Intanto un fatto: l’Europa politica non esiste. Quando sta accadendo sul fronte profughi è la dimostrazione plastica che, al meglio, è una operazione miseramente fallita, con buona pace dei sommi statisti che l’hanno sostenuta e voluta; al peggio, è una vera è propria truffa perpetrata ai danni di tutti i cittadini - in tutta coscienza, in proposito, mi dichiaro sanamente pessimista anche per il futuro -. Ciò che esiste certamente è invece un grumo di interessi economico-finanziari senza bandiera e, soprattutto, apolitica, che detta il canovaccio da seguire. Caduto il muro, le ideologie, sempre più affievolite, hanno finito di gravitare potere attorno a sé, e questo, mutando pelle, si è emancipato dal teatrino della politica fino a rendersi del tutto indipendente da essa (quella che si fa a Strasburgo o al FMI è ragioneria, non politica). Un gioco di prestigio degno delle più raffinate menti massoniche, dove un gruppo di persone, spesso non si sa da dove venute e da chi votate, decide del destino di intere nazioni (vedi Grecia). Capita così che, quando bisogna passare la mano dal portafogli al cuore, l'ipocrisia e l’inadeguatezza di fondo si palesano candidamente e chi governa si scopre impotente.

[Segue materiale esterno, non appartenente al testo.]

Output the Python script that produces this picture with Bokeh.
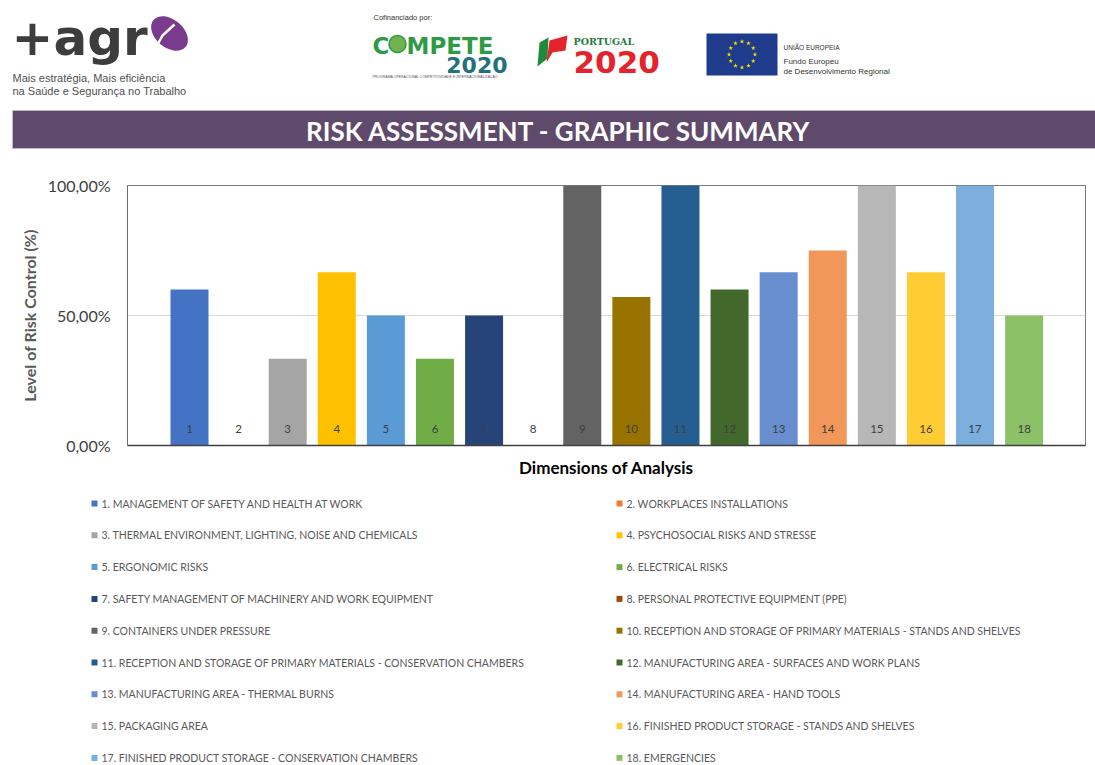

Una storia, tra le altre, è
emblematica, e, guarda caso, ha come protagonista proprio la Francia - che,
anche qui vale la pena ricordare un po’ di storia, sono quelli di Liberté,
Égalité, Fraternité -. Thomas Sankara è stato il giovane presidente del Burkina
Faso, dall’agosto del 1984 all’ottobre 1987. Indicato come il “Che Guevara
africano”, riuscì durante il suo breve mandato nel miracolo di assicurare del
cibo giornaliero a tutti i suoi concittadini in una regione poverissima, oltre
a promulgare diritti civili e creare opere pubbliche fondamentali per il proprio paese. L'unica sua colpa, che segnò la sua condanna, fu quella di teorizzare il
panafricanismo, l’unione di tutti gli Stati e i popoli africani contro le
speculazioni Occidentali, per liberarsi dal giogo del debito come strumento di
ricatto verso quelle nazioni (ricorda qualcosa?) e sfruttarne così le risorse
naturali. Venne tradito e assassinato da alcuni suoi uomini per far insediare
al suo posto il Ministro della Giustizia Blaise Compaoré, amico della Francia e
signore incontrastato di quel paese fino all’ottobre del 2014, quando è stato
costretto a dimettersi da una sommossa popolare. Il bellissimo e commovente
documentario del giornalista Silvestro Montanaro “E quel giorno uccisero la
felicità” vale più di tante parole.
È una vicenda emblematica,
sconosciuta ai più, che chiarisce il contesto africano, chi sono le vittime e
chi i carnefici di questa epocale migrazione in atto, chi gli sfruttati e chi
gli sfruttatori. Perché in questo marasma di dibattiti giornalieri tutto si
confonde e si dissimula, mentre le responsabilità Occidentali (comprese quelle
dell’Italia e i suoi secolari interessi nel nord Africa) sono enormi. Stiamo
semplicemente conoscendo sulla nostra pelle, e fuori dalle nostre case, il
tragico effetto delle nostre politiche coloniali dissennate e criminali di
decenni, se non, addirittura, di secoli. E la pochezza della classe politica
odierna non fa essere ottimista riguardo alle soluzioni che verranno adottate.